In this view, for example, Patent Document 1 discloses a technology for a layout of outer shape of the product so as to reduce the unformed region 503 of the tape carrier 700 which does not contribute to the fabrication of the product.
FIG. 19 is a plan view showing an example of the conventional technique of Patent Document 1.
The example of FIG. 19 shows a manufacturing method for a COF semiconductor device. The method of Patent Document 1 is applicable to a COF semiconductor device and a TCP semiconductor device. The following describes a case of a COF semiconductor device.
In the method of Patent Document 1 discloses a product in which a part of the outer shape including the external connection section 512 is protruded wherein two protruded parts are adjacently disposed. With this arrangement, the unnecessary region in the vicinity of the projection section can be reduced.
With this layout, the practical length of the tape carrier 700 is reduced.
The above example reduces the unformed region 503 by oppositely disposing the two external connection sections 512, thereby reducing the practical tape pitch of the tape carrier 700. However, such minimization in tape pitch of the tape carrier 700 by oppositely disposing the external connection sections 512 may not always useful for various COFs of different shapes, and each COF requires a change in disposition direction of the components on the tape carrier 700 according to its shape.
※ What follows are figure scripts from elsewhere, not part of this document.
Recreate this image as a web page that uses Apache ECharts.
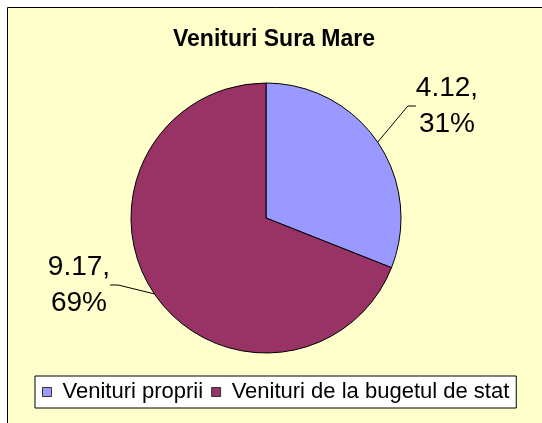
<!DOCTYPE html>
<html>
<head>
<meta charset="utf-8">
<script src="https://cdn.jsdelivr.net/npm/echarts@6/dist/echarts.min.js"></script>
<style>
  html, body { margin: 0; padding: 0; background: #fff; }
  #main { width: 542px; height: 423px; }
</style>
</head>
<body>
<div id="main"></div>
<script>
var chartDom = document.getElementById('main');
var myChart = echarts.init(chartDom);

// date
var categories = ['Venituri proprii', 'Venituri de la bugetul de stat'];
var values = [4.12, 9.17];
var colors = ['#9999FF', '#993366'];

var pieData = [];
for (var i = 0; i < categories.length; i++) {
  pieData.push({
    name: categories[i],
    value: values[i],
    itemStyle: { color: colors[i] }
  });
}

// pozitia etichetelor ca in original
var labelPos = [
  { x: 447, y: 106 },
  { x: 79, y: 285 }
];

var option = {
  backgroundColor: '#ffffff',
  animation: false,
  graphic: [
    {
      type: 'rect',
      shape: { x: 7.5, y: 7.5, width: 560, height: 440 },
      style: { fill: '#FFFFCC', stroke: '#000', lineWidth: 1 },
      z: -10
    }
  ],
  title: {
    text: 'Venituri Sura Mare',
    left: 168,
    top: 23,
    textStyle: {
      fontFamily: 'Liberation Sans, Arial',
      fontWeight: 'bold',
      fontSize: 23,
      color: '#000'
    }
  },
  legend: {
    top: 376,
    left: 35,
    icon: 'rect',
    itemWidth: 9,
    itemHeight: 9,
    itemGap: 8,
    padding: [5, 7],
    backgroundColor: '#fff',
    borderColor: '#000',
    borderWidth: 1,
    borderRadius: 0,
    itemStyle: { borderColor: '#333', borderWidth: 1 },
    textStyle: {
      fontFamily: 'Liberation Sans, Arial',
      fontSize: 22,
      color: '#000',
      padding: [0, 0, 0, 6]
    },
    data: categories
  },
  series: [
    {
      type: 'pie',
      center: [266, 218],
      radius: 135,
      startAngle: 90,
      clockwise: true,
      percentPrecision: 0,
      itemStyle: { borderColor: '#000', borderWidth: 1 },
      label: {
        show: true,
        position: 'outside',
        formatter: '{c},\n{d}%',
        fontFamily: 'Liberation Sans, Arial',
        fontSize: 28,
        lineHeight: 36,
        color: '#000',
        align: 'center'
      },
      labelLine: {
        show: true,
        length: 30,
        length2: 8,
        lineStyle: { color: '#000', width: 1 }
      },
      labelLayout: function (params) {
        var p = labelPos[params.dataIndex];
        return { x: p.x, y: p.y, align: 'center', verticalAlign: 'middle' };
      },
      emphasis: { disabled: true },
      data: pieData
    }
  ]
};

option && myChart.setOption(option);
</script>
</body>
</html>
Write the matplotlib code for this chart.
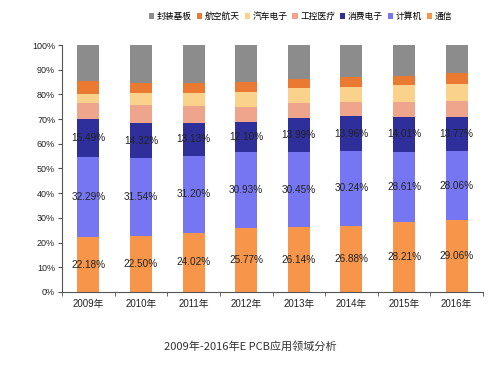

Moreover, since the products are oriented to plural different directions in the foregoing layout, the manufacturing is required to be carried out by switching the mounting directions of the respective components onto the tape carrier 700 according to the disposition direction of the COF. To meet this requirement, reduction in tape pitch of the tape carrier 700 and simplification of manufacturing process both need to be taken into account in the designing.